### EXERCISE DETAILS
Faithfully return all lines, omitting every embedded picture.

### DATA LINES
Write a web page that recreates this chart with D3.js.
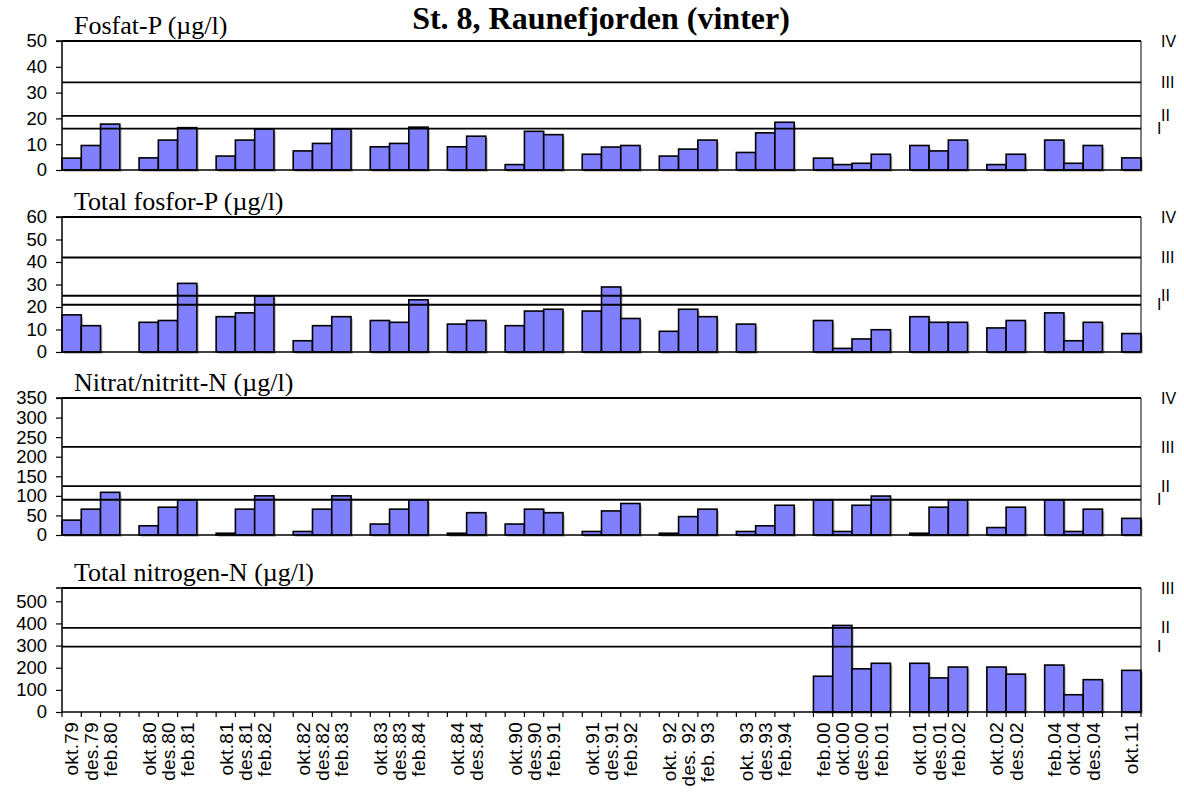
<!DOCTYPE html>
<html><head><meta charset="utf-8">
<script src="https://cdn.jsdelivr.net/npm/d3@7"></script>
<style>
body{margin:0;background:#fff;}
svg{display:block;}
</style></head>
<body>
<svg id="chart" width="1184" height="792"></svg>
<script>
// ---- data ----
const categories = ["okt.79","des.79","feb.80","", "okt.80","des.80","feb.81","", "okt.81","des.81","feb.82","",
  "okt.82","des.82","feb.83","", "okt.83","des.83","feb.84","", "okt.84","des.84","",
  "okt.90","des.90","feb.91","", "okt.91","des.91","feb.92","", "okt. 92","des. 92","feb. 93","",
  "okt. 93","des.93","feb.94","", "feb.00","okt.00","des.00","feb.01","", "okt.01","des.01","feb.02","",
  "okt.02","des.02","", "feb.04","okt.04","des.04","", "okt.11"];

const fosfatP = [4.6,9.5,17.8,null, 4.7,11.6,16.4,null, 5.4,11.6,15.9,null, 7.4,10.3,15.9,null,
  9.0,10.3,16.6,null, 9.0,13.1,null, 2.1,15.0,13.7,null, 6.1,8.9,9.5,null, 5.4,8.1,11.6,null,
  6.8,14.4,18.5,null, 4.6,2.1,2.6,6.1,null, 9.5,7.4,11.6,null, 2.1,6.1,null, 11.6,2.6,9.5,null, 4.7];

const totalP = [16.5,11.7,null,null, 13.2,14.0,30.5,null, 15.7,17.4,24.9,null, 5.0,11.7,15.7,null,
  14.0,13.2,23.2,null, 12.4,14.0,null, 11.7,18.2,19.0,null, 18.2,28.9,14.9,null, 9.2,19.0,15.7,null,
  12.4,null,null,null, 14.0,1.6,5.8,9.9,null, 15.7,13.2,13.2,null, 10.7,14.0,null, 17.4,5.0,13.2,null, 8.2];

const nitratN = [38,66,109,null, 23.5,71,90,null, 4.5,66,100,null, 9,66,100,null,
  28,66,90,null, 4.5,57,null, 28,66,57,null, 9,61.5,80.5,null, 4.5,47,66,null,
  9,23.5,76,null, 90,9,76,99.5,null, 4.5,71,90,null, 19,71,null, 90,9,66,null, 42.5];

const totalN = [null,null,null,null, null,null,null,null, null,null,null,null, null,null,null,null,
  null,null,null,null, null,null,null, null,null,null,null, null,null,null,null, null,null,null,null,
  null,null,null,null, 161.5,391,195,220,null, 220,154,203,null, 203,171,null, 212,78,146,null, 188];

const fosfatLimits = [16,21,34,50];
const totalPLimits = [21,25,42,60];
const nitratLimits = [90,125,225,350];
const totalNLimits = [295,380,560];
const classNames = ["I","II","III","IV"];

const fosfatTicks = [0,10,20,30,40,50];
const totalPTicks = [0,10,20,30,40,50,60];
const nitratTicks = [0,50,100,150,200,250,300,350];
const totalNTicks = [0,100,200,300,400,500];

const mainTitle = "St. 8, Raunefjorden (vinter)";
const panelTitles = ["Fosfat-P (µg/l)","Total fosfor-P (µg/l)","Nitrat/nitritt-N (µg/l)","Total nitrogen-N (µg/l)"];

// ---- layout ----
const svg = d3.select("#chart");
const left = 62, right = 1141;
const SANS = "'Liberation Sans', Arial, sans-serif";
const SERIF = "'Liberation Serif', 'Times New Roman', serif";

const panels = [
  {title: panelTitles[0], values: fosfatP, limits: fosfatLimits, ticks: fosfatTicks, top: 41, bottom: 170},
  {title: panelTitles[1], values: totalP, limits: totalPLimits, ticks: totalPTicks, top: 217, bottom: 352},
  {title: panelTitles[2], values: nitratN, limits: nitratLimits, ticks: nitratTicks, top: 398, bottom: 535},
  {title: panelTitles[3], values: totalN, limits: totalNLimits, ticks: totalNTicks, top: 588, bottom: 712, xLabels: true}
];

const x = d3.scaleBand().domain(d3.range(categories.length)).range([left, right]).paddingInner(0).paddingOuter(0);

svg.append("text").attr("x", 601).attr("y", 29).attr("text-anchor", "middle")
  .attr("font-family", SERIF).attr("font-weight", "bold").attr("font-size", 32).text(mainTitle);

panels.forEach((p) => {
  const maxV = p.limits[p.limits.length - 1];
  const y = d3.scaleLinear().domain([0, maxV]).range([p.bottom, p.top]);
  const g = svg.append("g");

  // title
  g.append("text").attr("x", 74).attr("y", p.top - 7)
    .attr("font-family", SERIF).attr("font-size", 26).text(p.title);

  // bars with shadow
  const data = p.values.map((v, i) => ({i, v})).filter(d => d.v != null);
  g.selectAll("rect.sh").data(data).join("rect").attr("class", "sh")
    .attr("x", d => x(d.i) + 2).attr("y", d => y(d.v) + 2)
    .attr("width", x.bandwidth()).attr("height", d => y(0) - y(d.v))
    .attr("fill", "#999").attr("opacity", 0.55);
  g.selectAll("rect.bar").data(data).join("rect").attr("class", "bar")
    .attr("x", d => x(d.i)).attr("y", d => y(d.v))
    .attr("width", x.bandwidth()).attr("height", d => y(0) - y(d.v))
    .attr("fill", "#8080ff").attr("stroke", "#000").attr("stroke-width", 1.6);

  // class limit lines (incl. top frame)
  g.selectAll("line.lim").data(p.limits).join("line").attr("class", "lim")
    .attr("x1", left).attr("x2", right).attr("y1", d => y(d)).attr("y2", d => y(d))
    .attr("stroke", "#000").attr("stroke-width", 1.8);
  // right border
  g.append("line").attr("x1", right).attr("x2", right).attr("y1", p.top).attr("y2", p.bottom)
    .attr("stroke", "#000").attr("stroke-width", 1);

  // class labels (I slightly left of II, as in the original)
  g.selectAll("text.cls").data(p.limits).join("text").attr("class", "cls")
    .attr("x", (d, k) => k === 0 ? 1157 : 1161).attr("y", d => y(d)).attr("dy", "0.35em")
    .attr("font-family", SANS).attr("font-size", 16).attr("fill", "#000")
    .text((d, k) => classNames[k]);

  // y axis
  const ya = d3.axisLeft(y).tickValues(p.ticks).tickSize(6).tickPadding(9);
  const yg = g.append("g").attr("transform", `translate(${left},0)`).call(ya);
  yg.select(".domain").attr("stroke-width", 1.5).attr("d", `M-6,${p.top}H0V${p.bottom}`);
  yg.selectAll("text").attr("font-family", SANS).attr("font-size", 18.5).attr("fill", "#000");
  yg.selectAll("line").attr("stroke-width", 1.2);

  // x baseline
  g.append("line").attr("x1", left).attr("x2", right).attr("y1", y(0)).attr("y2", y(0))
    .attr("stroke", "#000").attr("stroke-width", 1.6);

  if (p.xLabels) {
    const bounds = d3.range(categories.length).map(i => x(i)).concat([right]);
    g.selectAll("line.xt").data(bounds).join("line").attr("class", "xt")
      .attr("x1", d => d).attr("x2", d => d).attr("y1", y(0)).attr("y2", y(0) + 5)
      .attr("stroke", "#000").attr("stroke-width", 1.2);
    const xa = d3.axisBottom(x).tickSize(0).tickFormat(i => categories[i]);
    const xg = g.append("g").attr("transform", `translate(0,${y(0)})`).call(xa);
    xg.select(".domain").remove();
    xg.selectAll("text").attr("font-family", SANS).attr("font-size", 19).attr("fill", "#000")
      .attr("letter-spacing", "0.3px")
      .attr("transform", "rotate(-90)").attr("text-anchor", "end")
      .attr("x", -10).attr("y", 0).attr("dy", "0.36em");
  }
});
</script>
</body></html>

### WORKED ANSWER
Write a web page that recreates this chart with D3.js.
<!DOCTYPE html>
<html><head><meta charset="utf-8">
<script src="https://cdn.jsdelivr.net/npm/d3@7"></script>
<style>
body{margin:0;background:#fff;}
svg{display:block;}
</style></head>
<body>
<svg id="chart" width="1184" height="792"></svg>
<script>
// ---- data ----
const categories = ["okt.79","des.79","feb.80","", "okt.80","des.80","feb.81","", "okt.81","des.81","feb.82","",
  "okt.82","des.82","feb.83","", "okt.83","des.83","feb.84","", "okt.84","des.84","",
  "okt.90","des.90","feb.91","", "okt.91","des.91","feb.92","", "okt. 92","des. 92","feb. 93","",
  "okt. 93","des.93","feb.94","", "feb.00","okt.00","des.00","feb.01","", "okt.01","des.01","feb.02","",
  "okt.02","des.02","", "feb.04","okt.04","des.04","", "okt.11"];

const fosfatP = [4.6,9.5,17.8,null, 4.7,11.6,16.4,null, 5.4,11.6,15.9,null, 7.4,10.3,15.9,null,
  9.0,10.3,16.6,null, 9.0,13.1,null, 2.1,15.0,13.7,null, 6.1,8.9,9.5,null, 5.4,8.1,11.6,null,
  6.8,14.4,18.5,null, 4.6,2.1,2.6,6.1,null, 9.5,7.4,11.6,null, 2.1,6.1,null, 11.6,2.6,9.5,null, 4.7];

const totalP = [16.5,11.7,null,null, 13.2,14.0,30.5,null, 15.7,17.4,24.9,null, 5.0,11.7,15.7,null,
  14.0,13.2,23.2,null, 12.4,14.0,null, 11.7,18.2,19.0,null, 18.2,28.9,14.9,null, 9.2,19.0,15.7,null,
  12.4,null,null,null, 14.0,1.6,5.8,9.9,null, 15.7,13.2,13.2,null, 10.7,14.0,null, 17.4,5.0,13.2,null, 8.2];

const nitratN = [38,66,109,null, 23.5,71,90,null, 4.5,66,100,null, 9,66,100,null,
  28,66,90,null, 4.5,57,null, 28,66,57,null, 9,61.5,80.5,null, 4.5,47,66,null,
  9,23.5,76,null, 90,9,76,99.5,null, 4.5,71,90,null, 19,71,null, 90,9,66,null, 42.5];

const totalN = [null,null,null,null, null,null,null,null, null,null,null,null, null,null,null,null,
  null,null,null,null, null,null,null, null,null,null,null, null,null,null,null, null,null,null,null,
  null,null,null,null, 161.5,391,195,220,null, 220,154,203,null, 203,171,null, 212,78,146,null, 188];

const fosfatLimits = [16,21,34,50];
const totalPLimits = [21,25,42,60];
const nitratLimits = [90,125,225,350];
const totalNLimits = [295,380,560];
const classNames = ["I","II","III","IV"];

const fosfatTicks = [0,10,20,30,40,50];
const totalPTicks = [0,10,20,30,40,50,60];
const nitratTicks = [0,50,100,150,200,250,300,350];
const totalNTicks = [0,100,200,300,400,500];

const mainTitle = "St. 8, Raunefjorden (vinter)";
const panelTitles = ["Fosfat-P (µg/l)","Total fosfor-P (µg/l)","Nitrat/nitritt-N (µg/l)","Total nitrogen-N (µg/l)"];

// ---- layout ----
const svg = d3.select("#chart");
const left = 62, right = 1141;
const SANS = "'Liberation Sans', Arial, sans-serif";
const SERIF = "'Liberation Serif', 'Times New Roman', serif";

const panels = [
  {title: panelTitles[0], values: fosfatP, limits: fosfatLimits, ticks: fosfatTicks, top: 41, bottom: 170},
  {title: panelTitles[1], values: totalP, limits: totalPLimits, ticks: totalPTicks, top: 217, bottom: 352},
  {title: panelTitles[2], values: nitratN, limits: nitratLimits, ticks: nitratTicks, top: 398, bottom: 535},
  {title: panelTitles[3], values: totalN, limits: totalNLimits, ticks: totalNTicks, top: 588, bottom: 712, xLabels: true}
];

const x = d3.scaleBand().domain(d3.range(categories.length)).range([left, right]).paddingInner(0).paddingOuter(0);

svg.append("text").attr("x", 601).attr("y", 29).attr("text-anchor", "middle")
  .attr("font-family", SERIF).attr("font-weight", "bold").attr("font-size", 32).text(mainTitle);

panels.forEach((p) => {
  const maxV = p.limits[p.limits.length - 1];
  const y = d3.scaleLinear().domain([0, maxV]).range([p.bottom, p.top]);
  const g = svg.append("g");

  // title
  g.append("text").attr("x", 74).attr("y", p.top - 7)
    .attr("font-family", SERIF).attr("font-size", 26).text(p.title);

  // bars with shadow
  const data = p.values.map((v, i) => ({i, v})).filter(d => d.v != null);
  g.selectAll("rect.sh").data(data).join("rect").attr("class", "sh")
    .attr("x", d => x(d.i) + 2).attr("y", d => y(d.v) + 2)
    .attr("width", x.bandwidth()).attr("height", d => y(0) - y(d.v))
    .attr("fill", "#999").attr("opacity", 0.55);
  g.selectAll("rect.bar").data(data).join("rect").attr("class", "bar")
    .attr("x", d => x(d.i)).attr("y", d => y(d.v))
    .attr("width", x.bandwidth()).attr("height", d => y(0) - y(d.v))
    .attr("fill", "#8080ff").attr("stroke", "#000").attr("stroke-width", 1.6);

  // class limit lines (incl. top frame)
  g.selectAll("line.lim").data(p.limits).join("line").attr("class", "lim")
    .attr("x1", left).attr("x2", right).attr("y1", d => y(d)).attr("y2", d => y(d))
    .attr("stroke", "#000").attr("stroke-width", 1.8);
  // right border
  g.append("line").attr("x1", right).attr("x2", right).attr("y1", p.top).attr("y2", p.bottom)
    .attr("stroke", "#000").attr("stroke-width", 1);

  // class labels (I slightly left of II, as in the original)
  g.selectAll("text.cls").data(p.limits).join("text").attr("class", "cls")
    .attr("x", (d, k) => k === 0 ? 1157 : 1161).attr("y", d => y(d)).attr("dy", "0.35em")
    .attr("font-family", SANS).attr("font-size", 16).attr("fill", "#000")
    .text((d, k) => classNames[k]);

  // y axis
  const ya = d3.axisLeft(y).tickValues(p.ticks).tickSize(6).tickPadding(9);
  const yg = g.append("g").attr("transform", `translate(${left},0)`).call(ya);
  yg.select(".domain").attr("stroke-width", 1.5).attr("d", `M-6,${p.top}H0V${p.bottom}`);
  yg.selectAll("text").attr("font-family", SANS).attr("font-size", 18.5).attr("fill", "#000");
  yg.selectAll("line").attr("stroke-width", 1.2);

  // x baseline
  g.append("line").attr("x1", left).attr("x2", right).attr("y1", y(0)).attr("y2", y(0))
    .attr("stroke", "#000").attr("stroke-width", 1.6);

  if (p.xLabels) {
    const bounds = d3.range(categories.length).map(i => x(i)).concat([right]);
    g.selectAll("line.xt").data(bounds).join("line").attr("class", "xt")
      .attr("x1", d => d).attr("x2", d => d).attr("y1", y(0)).attr("y2", y(0) + 5)
      .attr("stroke", "#000").attr("stroke-width", 1.2);
    const xa = d3.axisBottom(x).tickSize(0).tickFormat(i => categories[i]);
    const xg = g.append("g").attr("transform", `translate(0,${y(0)})`).call(xa);
    xg.select(".domain").remove();
    xg.selectAll("text").attr("font-family", SANS).attr("font-size", 19).attr("fill", "#000")
      .attr("letter-spacing", "0.3px")
      .attr("transform", "rotate(-90)").attr("text-anchor", "end")
      .attr("x", -10).attr("y", 0).attr("dy", "0.36em");
  }
});
</script>
</body></html>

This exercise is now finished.